* **What is expected**
Restate the data word for word and leave the images out.

* **Raw data**

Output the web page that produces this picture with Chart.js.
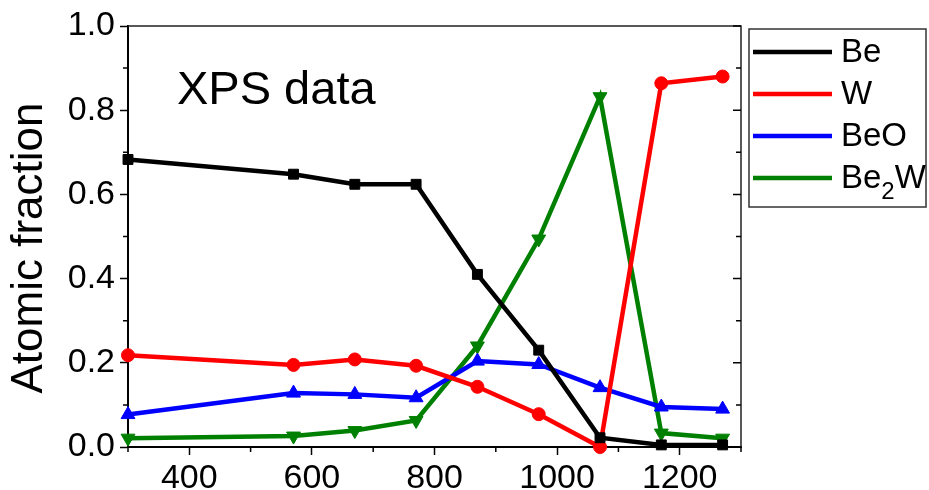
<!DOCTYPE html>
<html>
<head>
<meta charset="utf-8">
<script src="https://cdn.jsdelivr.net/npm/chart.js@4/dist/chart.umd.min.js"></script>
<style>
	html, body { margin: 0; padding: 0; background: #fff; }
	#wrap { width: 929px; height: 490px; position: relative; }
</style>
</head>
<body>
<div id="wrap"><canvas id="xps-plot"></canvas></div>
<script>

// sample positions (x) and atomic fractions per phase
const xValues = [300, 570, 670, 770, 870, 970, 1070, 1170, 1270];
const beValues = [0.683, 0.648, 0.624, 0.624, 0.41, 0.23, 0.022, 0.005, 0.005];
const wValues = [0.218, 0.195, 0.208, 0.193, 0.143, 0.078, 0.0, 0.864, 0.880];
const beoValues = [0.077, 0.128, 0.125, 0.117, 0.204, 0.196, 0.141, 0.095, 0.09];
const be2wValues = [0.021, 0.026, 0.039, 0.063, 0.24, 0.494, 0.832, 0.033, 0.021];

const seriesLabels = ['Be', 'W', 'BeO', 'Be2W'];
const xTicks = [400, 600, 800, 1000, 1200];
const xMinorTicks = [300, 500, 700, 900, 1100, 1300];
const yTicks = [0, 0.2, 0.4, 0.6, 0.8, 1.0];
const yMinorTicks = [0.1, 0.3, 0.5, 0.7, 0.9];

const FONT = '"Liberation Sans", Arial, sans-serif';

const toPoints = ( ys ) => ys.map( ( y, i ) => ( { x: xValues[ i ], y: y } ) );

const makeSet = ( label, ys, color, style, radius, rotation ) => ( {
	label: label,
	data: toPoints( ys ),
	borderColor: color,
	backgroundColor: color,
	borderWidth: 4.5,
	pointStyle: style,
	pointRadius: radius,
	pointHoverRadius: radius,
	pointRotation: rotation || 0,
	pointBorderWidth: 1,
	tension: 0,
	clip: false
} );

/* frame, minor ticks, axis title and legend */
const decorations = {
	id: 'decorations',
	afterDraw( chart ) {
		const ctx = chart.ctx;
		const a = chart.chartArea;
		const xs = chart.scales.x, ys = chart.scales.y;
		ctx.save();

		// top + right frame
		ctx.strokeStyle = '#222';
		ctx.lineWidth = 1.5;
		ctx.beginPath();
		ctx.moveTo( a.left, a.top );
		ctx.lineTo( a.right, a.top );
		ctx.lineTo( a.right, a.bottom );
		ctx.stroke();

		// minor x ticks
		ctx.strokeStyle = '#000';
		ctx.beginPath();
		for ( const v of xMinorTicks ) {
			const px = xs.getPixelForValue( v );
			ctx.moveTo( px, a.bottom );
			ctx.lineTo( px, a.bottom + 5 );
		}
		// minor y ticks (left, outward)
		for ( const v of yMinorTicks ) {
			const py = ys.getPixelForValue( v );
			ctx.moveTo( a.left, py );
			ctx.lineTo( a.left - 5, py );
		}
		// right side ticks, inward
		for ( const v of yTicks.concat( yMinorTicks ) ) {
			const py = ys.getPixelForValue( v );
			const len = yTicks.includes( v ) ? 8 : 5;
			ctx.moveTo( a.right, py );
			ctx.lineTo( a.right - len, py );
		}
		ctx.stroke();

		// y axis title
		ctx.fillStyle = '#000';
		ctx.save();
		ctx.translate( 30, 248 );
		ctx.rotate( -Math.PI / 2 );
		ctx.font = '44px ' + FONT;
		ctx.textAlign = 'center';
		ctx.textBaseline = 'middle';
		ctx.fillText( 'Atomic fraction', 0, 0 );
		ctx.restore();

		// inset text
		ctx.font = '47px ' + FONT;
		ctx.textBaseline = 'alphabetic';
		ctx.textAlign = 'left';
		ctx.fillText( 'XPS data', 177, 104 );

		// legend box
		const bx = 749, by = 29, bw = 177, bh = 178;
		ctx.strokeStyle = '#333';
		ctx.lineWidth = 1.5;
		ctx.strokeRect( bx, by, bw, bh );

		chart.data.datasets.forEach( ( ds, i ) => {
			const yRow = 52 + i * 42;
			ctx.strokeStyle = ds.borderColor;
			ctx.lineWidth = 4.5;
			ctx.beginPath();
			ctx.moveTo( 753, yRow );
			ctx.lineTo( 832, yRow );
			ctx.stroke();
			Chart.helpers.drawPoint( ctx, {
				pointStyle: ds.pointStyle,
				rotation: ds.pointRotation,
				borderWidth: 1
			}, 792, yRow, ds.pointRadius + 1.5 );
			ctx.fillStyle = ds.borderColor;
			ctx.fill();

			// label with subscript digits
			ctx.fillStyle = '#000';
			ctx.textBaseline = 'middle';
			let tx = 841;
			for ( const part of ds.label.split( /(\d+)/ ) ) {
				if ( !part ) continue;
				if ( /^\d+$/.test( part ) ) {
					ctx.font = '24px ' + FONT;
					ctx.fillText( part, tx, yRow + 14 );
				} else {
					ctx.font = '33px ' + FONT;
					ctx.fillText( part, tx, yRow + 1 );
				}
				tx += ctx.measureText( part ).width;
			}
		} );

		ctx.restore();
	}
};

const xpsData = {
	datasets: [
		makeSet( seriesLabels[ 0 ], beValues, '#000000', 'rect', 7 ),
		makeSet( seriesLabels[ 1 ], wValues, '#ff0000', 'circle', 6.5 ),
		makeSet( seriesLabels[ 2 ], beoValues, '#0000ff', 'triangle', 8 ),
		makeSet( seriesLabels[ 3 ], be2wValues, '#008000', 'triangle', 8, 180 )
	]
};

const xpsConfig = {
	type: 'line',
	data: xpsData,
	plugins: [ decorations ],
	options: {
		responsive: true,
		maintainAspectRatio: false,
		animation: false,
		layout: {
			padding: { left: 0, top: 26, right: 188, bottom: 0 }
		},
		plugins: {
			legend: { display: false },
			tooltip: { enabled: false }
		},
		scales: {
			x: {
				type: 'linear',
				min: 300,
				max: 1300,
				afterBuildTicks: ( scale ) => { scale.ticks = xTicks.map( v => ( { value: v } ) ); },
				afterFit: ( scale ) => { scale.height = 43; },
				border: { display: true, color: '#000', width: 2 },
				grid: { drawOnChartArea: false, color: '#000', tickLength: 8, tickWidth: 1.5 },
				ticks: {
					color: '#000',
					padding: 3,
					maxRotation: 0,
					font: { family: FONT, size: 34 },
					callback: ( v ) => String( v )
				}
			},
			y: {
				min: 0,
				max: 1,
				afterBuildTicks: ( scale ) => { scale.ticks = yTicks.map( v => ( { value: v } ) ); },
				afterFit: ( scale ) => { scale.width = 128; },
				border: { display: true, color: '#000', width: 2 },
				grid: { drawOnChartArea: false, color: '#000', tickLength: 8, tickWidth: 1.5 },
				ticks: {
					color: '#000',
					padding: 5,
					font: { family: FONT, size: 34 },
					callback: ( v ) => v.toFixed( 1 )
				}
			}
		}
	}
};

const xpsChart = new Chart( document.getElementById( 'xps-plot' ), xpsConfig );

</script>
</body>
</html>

* **Output for this task**
Output the web page that produces this picture with Chart.js.
<!DOCTYPE html>
<html>
<head>
<meta charset="utf-8">
<script src="https://cdn.jsdelivr.net/npm/chart.js@4/dist/chart.umd.min.js"></script>
<style>
	html, body { margin: 0; padding: 0; background: #fff; }
	#wrap { width: 929px; height: 490px; position: relative; }
</style>
</head>
<body>
<div id="wrap"><canvas id="xps-plot"></canvas></div>
<script>

// sample positions (x) and atomic fractions per phase
const xValues = [300, 570, 670, 770, 870, 970, 1070, 1170, 1270];
const beValues = [0.683, 0.648, 0.624, 0.624, 0.41, 0.23, 0.022, 0.005, 0.005];
const wValues = [0.218, 0.195, 0.208, 0.193, 0.143, 0.078, 0.0, 0.864, 0.880];
const beoValues = [0.077, 0.128, 0.125, 0.117, 0.204, 0.196, 0.141, 0.095, 0.09];
const be2wValues = [0.021, 0.026, 0.039, 0.063, 0.24, 0.494, 0.832, 0.033, 0.021];

const seriesLabels = ['Be', 'W', 'BeO', 'Be2W'];
const xTicks = [400, 600, 800, 1000, 1200];
const xMinorTicks = [300, 500, 700, 900, 1100, 1300];
const yTicks = [0, 0.2, 0.4, 0.6, 0.8, 1.0];
const yMinorTicks = [0.1, 0.3, 0.5, 0.7, 0.9];

const FONT = '"Liberation Sans", Arial, sans-serif';

const toPoints = ( ys ) => ys.map( ( y, i ) => ( { x: xValues[ i ], y: y } ) );

const makeSet = ( label, ys, color, style, radius, rotation ) => ( {
	label: label,
	data: toPoints( ys ),
	borderColor: color,
	backgroundColor: color,
	borderWidth: 4.5,
	pointStyle: style,
	pointRadius: radius,
	pointHoverRadius: radius,
	pointRotation: rotation || 0,
	pointBorderWidth: 1,
	tension: 0,
	clip: false
} );

/* frame, minor ticks, axis title and legend */
const decorations = {
	id: 'decorations',
	afterDraw( chart ) {
		const ctx = chart.ctx;
		const a = chart.chartArea;
		const xs = chart.scales.x, ys = chart.scales.y;
		ctx.save();

		// top + right frame
		ctx.strokeStyle = '#222';
		ctx.lineWidth = 1.5;
		ctx.beginPath();
		ctx.moveTo( a.left, a.top );
		ctx.lineTo( a.right, a.top );
		ctx.lineTo( a.right, a.bottom );
		ctx.stroke();

		// minor x ticks
		ctx.strokeStyle = '#000';
		ctx.beginPath();
		for ( const v of xMinorTicks ) {
			const px = xs.getPixelForValue( v );
			ctx.moveTo( px, a.bottom );
			ctx.lineTo( px, a.bottom + 5 );
		}
		// minor y ticks (left, outward)
		for ( const v of yMinorTicks ) {
			const py = ys.getPixelForValue( v );
			ctx.moveTo( a.left, py );
			ctx.lineTo( a.left - 5, py );
		}
		// right side ticks, inward
		for ( const v of yTicks.concat( yMinorTicks ) ) {
			const py = ys.getPixelForValue( v );
			const len = yTicks.includes( v ) ? 8 : 5;
			ctx.moveTo( a.right, py );
			ctx.lineTo( a.right - len, py );
		}
		ctx.stroke();

		// y axis title
		ctx.fillStyle = '#000';
		ctx.save();
		ctx.translate( 30, 248 );
		ctx.rotate( -Math.PI / 2 );
		ctx.font = '44px ' + FONT;
		ctx.textAlign = 'center';
		ctx.textBaseline = 'middle';
		ctx.fillText( 'Atomic fraction', 0, 0 );
		ctx.restore();

		// inset text
		ctx.font = '47px ' + FONT;
		ctx.textBaseline = 'alphabetic';
		ctx.textAlign = 'left';
		ctx.fillText( 'XPS data', 177, 104 );

		// legend box
		const bx = 749, by = 29, bw = 177, bh = 178;
		ctx.strokeStyle = '#333';
		ctx.lineWidth = 1.5;
		ctx.strokeRect( bx, by, bw, bh );

		chart.data.datasets.forEach( ( ds, i ) => {
			const yRow = 52 + i * 42;
			ctx.strokeStyle = ds.borderColor;
			ctx.lineWidth = 4.5;
			ctx.beginPath();
			ctx.moveTo( 753, yRow );
			ctx.lineTo( 832, yRow );
			ctx.stroke();
			Chart.helpers.drawPoint( ctx, {
				pointStyle: ds.pointStyle,
				rotation: ds.pointRotation,
				borderWidth: 1
			}, 792, yRow, ds.pointRadius + 1.5 );
			ctx.fillStyle = ds.borderColor;
			ctx.fill();

			// label with subscript digits
			ctx.fillStyle = '#000';
			ctx.textBaseline = 'middle';
			let tx = 841;
			for ( const part of ds.label.split( /(\d+)/ ) ) {
				if ( !part ) continue;
				if ( /^\d+$/.test( part ) ) {
					ctx.font = '24px ' + FONT;
					ctx.fillText( part, tx, yRow + 14 );
				} else {
					ctx.font = '33px ' + FONT;
					ctx.fillText( part, tx, yRow + 1 );
				}
				tx += ctx.measureText( part ).width;
			}
		} );

		ctx.restore();
	}
};

const xpsData = {
	datasets: [
		makeSet( seriesLabels[ 0 ], beValues, '#000000', 'rect', 7 ),
		makeSet( seriesLabels[ 1 ], wValues, '#ff0000', 'circle', 6.5 ),
		makeSet( seriesLabels[ 2 ], beoValues, '#0000ff', 'triangle', 8 ),
		makeSet( seriesLabels[ 3 ], be2wValues, '#008000', 'triangle', 8, 180 )
	]
};

const xpsConfig = {
	type: 'line',
	data: xpsData,
	plugins: [ decorations ],
	options: {
		responsive: true,
		maintainAspectRatio: false,
		animation: false,
		layout: {
			padding: { left: 0, top: 26, right: 188, bottom: 0 }
		},
		plugins: {
			legend: { display: false },
			tooltip: { enabled: false }
		},
		scales: {
			x: {
				type: 'linear',
				min: 300,
				max: 1300,
				afterBuildTicks: ( scale ) => { scale.ticks = xTicks.map( v => ( { value: v } ) ); },
				afterFit: ( scale ) => { scale.height = 43; },
				border: { display: true, color: '#000', width: 2 },
				grid: { drawOnChartArea: false, color: '#000', tickLength: 8, tickWidth: 1.5 },
				ticks: {
					color: '#000',
					padding: 3,
					maxRotation: 0,
					font: { family: FONT, size: 34 },
					callback: ( v ) => String( v )
				}
			},
			y: {
				min: 0,
				max: 1,
				afterBuildTicks: ( scale ) => { scale.ticks = yTicks.map( v => ( { value: v } ) ); },
				afterFit: ( scale ) => { scale.width = 128; },
				border: { display: true, color: '#000', width: 2 },
				grid: { drawOnChartArea: false, color: '#000', tickLength: 8, tickWidth: 1.5 },
				ticks: {
					color: '#000',
					padding: 5,
					font: { family: FONT, size: 34 },
					callback: ( v ) => v.toFixed( 1 )
				}
			}
		}
	}
};

const xpsChart = new Chart( document.getElementById( 'xps-plot' ), xpsConfig );

</script>
</body>
</html>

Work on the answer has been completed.